Exercise goal: Leave out any picture and return the remaining listing below exactly as given.
######
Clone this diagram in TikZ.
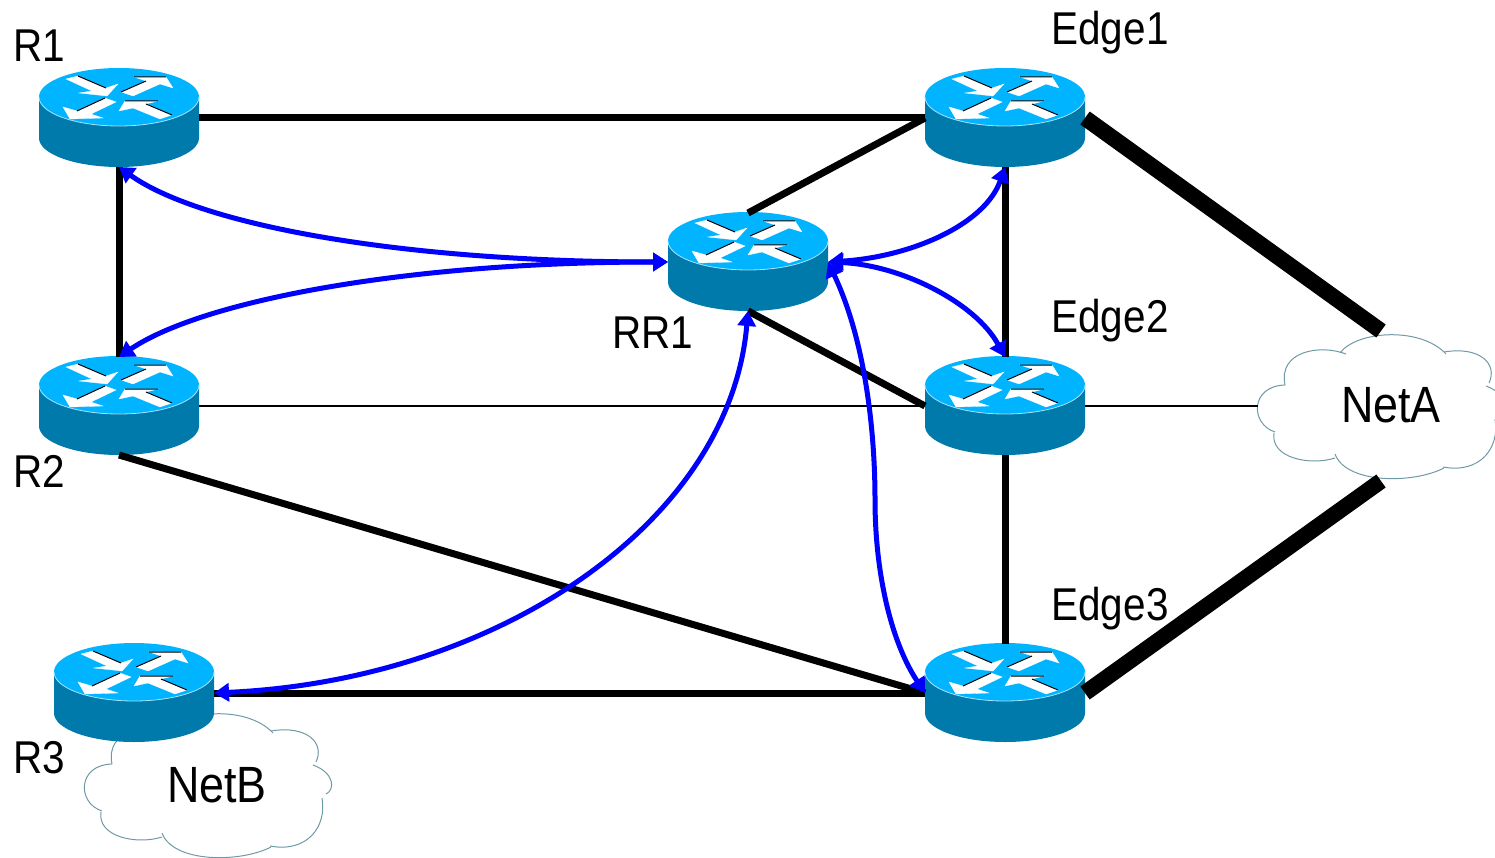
\documentclass[tikz,border=0pt]{standalone}
\usepackage{fontspec}
\setmainfont{Liberation Sans}[FakeStretch=0.88]
\usetikzlibrary{arrows.meta}
\definecolor{routertop}{HTML}{00B4FF}
\definecolor{routerside}{HTML}{0079AB}
\definecolor{routerrim}{HTML}{A6E3FF}
\definecolor{cloudline}{HTML}{6F9AA5}

% un routeur : noeud invisible + dessin autour
\newcommand{\router}[2]{%
  \node[routerbox] (#1) at (#2) {};
  \begin{scope}[shift={(#1)}]
    \fill[routerside] (-80,-21) -- (-80,20) arc[start angle=180,end angle=0,x radius=80,y radius=29] -- (80,-21) -- cycle;
    \fill[routertop] (0,-21) ellipse[x radius=80,y radius=29];
    \draw[routerrim,line width=0.8pt] (-80,-21) arc[start angle=180,end angle=0,x radius=80,y radius=29];
    \filldraw[routerarrow] (-53,-39) -- (-41,-42) -- (-13,-30) -- (-1,-34) -- (-12,-22) -- (-40,-25) -- (-27,-27) -- cycle;
    \filldraw[routerarrow] (2,-26) -- (27,-37) -- (15,-41) -- (47,-41) -- (54,-30) -- (41,-34) -- (14,-22) -- cycle;
    \filldraw[routerarrow] (-3,-16) -- (-14,-20) -- (-42,-7) -- (-56,-11) -- (-49,1) -- (-16,0) -- (-28,-4) -- cycle;
    \filldraw[routerarrow] (0,-7) -- (6,-17) -- (39,-17) -- (27,-14) -- (53,-3) -- (41,1) -- (14,-10) -- cycle;
    \draw[black,line width=1pt] (-41,-42) -- (-13,-30);
    \draw[black,line width=1pt] (2,-26) -- (27,-37) (15,-41) -- (47,-41);
    \draw[black,line width=1pt] (-14,-20) -- (-42,-7);
    \draw[black,line width=1pt] (6,-17) -- (39,-17) (27,-14) -- (53,-3);
  \end{scope}
}
% un nuage : arcs ouverts autour du noeud
\newcommand{\netcloud}[2]{%
  \node[cloudbox] (#1) at (#2) {};
  \begin{scope}[shift={(#1)}]
    \draw[cloudstroke] (-106,26) .. controls (-131,18) and (-131,-20) .. (-96,-21);
    \draw[cloudstroke] (-96,-21) .. controls (-103,-55) and (-61,-62) .. (-35,-52);
    \draw[cloudstroke] (-41,-53) .. controls (-25,-75) and (39,-80) .. (65,-52);
    \draw[cloudstroke] (63,-54) .. controls (99,-60) and (117,-42) .. (108,-23);
    \draw[cloudstroke] (105,-20) .. controls (127,-12) and (127,5) .. (118,9);
    \draw[cloudstroke] (114,13) .. controls (119,42) and (99,68) .. (62,61);
    \draw[cloudstroke] (63,62) .. controls (32,78) and (-35,78) .. (-46,48);
    \draw[cloudstroke] (-46,52) .. controls (-71,60) and (-111,52) .. (-107,27);
  \end{scope}
}

\begin{document}
\begin{tikzpicture}[x=1pt,y=-1pt]
% styles
\tikzset{
  routerbox/.style={rectangle,minimum width=160pt,minimum height=98pt,inner sep=0pt,outer sep=0pt},
  routerarrow/.style={fill=white,draw=white,line width=0.3pt},
  cloudbox/.style={rectangle,minimum width=246pt,minimum height=150pt,inner sep=0pt,outer sep=0pt},
  cloudstroke/.style={cloudline,line width=1pt},
  netlabel/.style={inner sep=0pt,font=\fontsize{46}{52}\selectfont},
  netbig/.style={inner sep=0pt,font=\fontsize{51}{57}\selectfont},
  link/.style={black,line width=7pt},
  thinlink/.style={black,line width=1.4pt},
  fatlink/.style={black,line width=16pt},
  session/.style={blue,line width=5pt,{Triangle[length=15pt,width=18pt]}-{Triangle[length=15pt,width=18pt]}}
}
\useasboundingbox (0,0) rectangle (1495,858);
% nuages
\netcloud{NetA}{1381,406}
\netcloud{NetB}{208,785}
% routeurs
\router{R1}{119,118}
\router{Edge1}{1005,118}
\router{RR1}{748,262}
\router{R2}{119,406}
\router{Edge2}{1005,406}
\router{R3}{134,693}
\router{Edge3}{1005,693}
% textes
\node[netlabel] (labelR1) at (39,46) {R1};
\node[netlabel] (labelEdge1) at (1110,33) {Edge1};
\node[netlabel] (labelRR1) at (653,333) {RR1};
\node[netlabel] (labelR2) at (39,471) {R2};
\node[netlabel] (labelEdge2) at (1110,321) {Edge2};
\node[netlabel] (labelEdge3) at (1110,609) {Edge3};
\node[netlabel] (labelR3) at (39,758) {R3};
\node[netbig] (labelNetA) at (1391,405) {NetA};
\node[netbig] (labelNetB) at (217,785) {NetB};
% liens
\draw[link] (R1.east) -- (Edge1.west);
\draw[link] (R1.south) -- (R2.north);
\draw[link] (R3.east) -- (Edge3.west);
\draw[link] (R2.south) -- (Edge3.west);
\draw[link] (RR1.north) -- (Edge1.west);
\draw[link] (RR1.south) -- (Edge2.west);
\draw[link] (Edge1.south) -- (Edge2.north);
\draw[link] (Edge2.south) -- (Edge3.north);
\draw[thinlink] (R2.east) -- (Edge2.west);
\draw[thinlink] (Edge2.east) -- (NetA.west);
\draw[fatlink] (Edge1.east) -- (NetA.north);
\draw[fatlink] (Edge3.east) -- (NetA.south);
% sessions
\coordinate (bendRR1) at (875,500);
\draw[session] (RR1.west) .. controls +(-267,0) and +(81,58) .. (R1.south);
\draw[session] (RR1.west) .. controls +(-267,0) and +(81,-55) .. (R2.north);
\draw[session] (Edge1.south) .. controls +(-20,58) and +(82,-5) .. (RR1.east);
\draw[session] (RR1.east) .. controls +(72,3) and +(-30,-55) .. (Edge2.north);
\draw[session] (RR1.south) .. controls +(-18,210) and +(286,-13) .. (R3.east);
\draw[session] (RR1.east) .. controls +(37,78) and +(0,-70) .. (bendRR1) .. controls +(0,70) and +(-35,-53) .. (Edge3.west);
\end{tikzpicture}
\end{document}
######
Exercise solution:
Clone this diagram in TikZ.
\documentclass[tikz,border=0pt]{standalone}
\usepackage{fontspec}
\setmainfont{Liberation Sans}[FakeStretch=0.88]
\usetikzlibrary{arrows.meta}
\definecolor{routertop}{HTML}{00B4FF}
\definecolor{routerside}{HTML}{0079AB}
\definecolor{routerrim}{HTML}{A6E3FF}
\definecolor{cloudline}{HTML}{6F9AA5}

% un routeur : noeud invisible + dessin autour
\newcommand{\router}[2]{%
  \node[routerbox] (#1) at (#2) {};
  \begin{scope}[shift={(#1)}]
    \fill[routerside] (-80,-21) -- (-80,20) arc[start angle=180,end angle=0,x radius=80,y radius=29] -- (80,-21) -- cycle;
    \fill[routertop] (0,-21) ellipse[x radius=80,y radius=29];
    \draw[routerrim,line width=0.8pt] (-80,-21) arc[start angle=180,end angle=0,x radius=80,y radius=29];
    \filldraw[routerarrow] (-53,-39) -- (-41,-42) -- (-13,-30) -- (-1,-34) -- (-12,-22) -- (-40,-25) -- (-27,-27) -- cycle;
    \filldraw[routerarrow] (2,-26) -- (27,-37) -- (15,-41) -- (47,-41) -- (54,-30) -- (41,-34) -- (14,-22) -- cycle;
    \filldraw[routerarrow] (-3,-16) -- (-14,-20) -- (-42,-7) -- (-56,-11) -- (-49,1) -- (-16,0) -- (-28,-4) -- cycle;
    \filldraw[routerarrow] (0,-7) -- (6,-17) -- (39,-17) -- (27,-14) -- (53,-3) -- (41,1) -- (14,-10) -- cycle;
    \draw[black,line width=1pt] (-41,-42) -- (-13,-30);
    \draw[black,line width=1pt] (2,-26) -- (27,-37) (15,-41) -- (47,-41);
    \draw[black,line width=1pt] (-14,-20) -- (-42,-7);
    \draw[black,line width=1pt] (6,-17) -- (39,-17) (27,-14) -- (53,-3);
  \end{scope}
}
% un nuage : arcs ouverts autour du noeud
\newcommand{\netcloud}[2]{%
  \node[cloudbox] (#1) at (#2) {};
  \begin{scope}[shift={(#1)}]
    \draw[cloudstroke] (-106,26) .. controls (-131,18) and (-131,-20) .. (-96,-21);
    \draw[cloudstroke] (-96,-21) .. controls (-103,-55) and (-61,-62) .. (-35,-52);
    \draw[cloudstroke] (-41,-53) .. controls (-25,-75) and (39,-80) .. (65,-52);
    \draw[cloudstroke] (63,-54) .. controls (99,-60) and (117,-42) .. (108,-23);
    \draw[cloudstroke] (105,-20) .. controls (127,-12) and (127,5) .. (118,9);
    \draw[cloudstroke] (114,13) .. controls (119,42) and (99,68) .. (62,61);
    \draw[cloudstroke] (63,62) .. controls (32,78) and (-35,78) .. (-46,48);
    \draw[cloudstroke] (-46,52) .. controls (-71,60) and (-111,52) .. (-107,27);
  \end{scope}
}

\begin{document}
\begin{tikzpicture}[x=1pt,y=-1pt]
% styles
\tikzset{
  routerbox/.style={rectangle,minimum width=160pt,minimum height=98pt,inner sep=0pt,outer sep=0pt},
  routerarrow/.style={fill=white,draw=white,line width=0.3pt},
  cloudbox/.style={rectangle,minimum width=246pt,minimum height=150pt,inner sep=0pt,outer sep=0pt},
  cloudstroke/.style={cloudline,line width=1pt},
  netlabel/.style={inner sep=0pt,font=\fontsize{46}{52}\selectfont},
  netbig/.style={inner sep=0pt,font=\fontsize{51}{57}\selectfont},
  link/.style={black,line width=7pt},
  thinlink/.style={black,line width=1.4pt},
  fatlink/.style={black,line width=16pt},
  session/.style={blue,line width=5pt,{Triangle[length=15pt,width=18pt]}-{Triangle[length=15pt,width=18pt]}}
}
\useasboundingbox (0,0) rectangle (1495,858);
% nuages
\netcloud{NetA}{1381,406}
\netcloud{NetB}{208,785}
% routeurs
\router{R1}{119,118}
\router{Edge1}{1005,118}
\router{RR1}{748,262}
\router{R2}{119,406}
\router{Edge2}{1005,406}
\router{R3}{134,693}
\router{Edge3}{1005,693}
% textes
\node[netlabel] (labelR1) at (39,46) {R1};
\node[netlabel] (labelEdge1) at (1110,33) {Edge1};
\node[netlabel] (labelRR1) at (653,333) {RR1};
\node[netlabel] (labelR2) at (39,471) {R2};
\node[netlabel] (labelEdge2) at (1110,321) {Edge2};
\node[netlabel] (labelEdge3) at (1110,609) {Edge3};
\node[netlabel] (labelR3) at (39,758) {R3};
\node[netbig] (labelNetA) at (1391,405) {NetA};
\node[netbig] (labelNetB) at (217,785) {NetB};
% liens
\draw[link] (R1.east) -- (Edge1.west);
\draw[link] (R1.south) -- (R2.north);
\draw[link] (R3.east) -- (Edge3.west);
\draw[link] (R2.south) -- (Edge3.west);
\draw[link] (RR1.north) -- (Edge1.west);
\draw[link] (RR1.south) -- (Edge2.west);
\draw[link] (Edge1.south) -- (Edge2.north);
\draw[link] (Edge2.south) -- (Edge3.north);
\draw[thinlink] (R2.east) -- (Edge2.west);
\draw[thinlink] (Edge2.east) -- (NetA.west);
\draw[fatlink] (Edge1.east) -- (NetA.north);
\draw[fatlink] (Edge3.east) -- (NetA.south);
% sessions
\coordinate (bendRR1) at (875,500);
\draw[session] (RR1.west) .. controls +(-267,0) and +(81,58) .. (R1.south);
\draw[session] (RR1.west) .. controls +(-267,0) and +(81,-55) .. (R2.north);
\draw[session] (Edge1.south) .. controls +(-20,58) and +(82,-5) .. (RR1.east);
\draw[session] (RR1.east) .. controls +(72,3) and +(-30,-55) .. (Edge2.north);
\draw[session] (RR1.south) .. controls +(-18,210) and +(286,-13) .. (R3.east);
\draw[session] (RR1.east) .. controls +(37,78) and +(0,-70) .. (bendRR1) .. controls +(0,70) and +(-35,-53) .. (Edge3.west);
\end{tikzpicture}
\end{document}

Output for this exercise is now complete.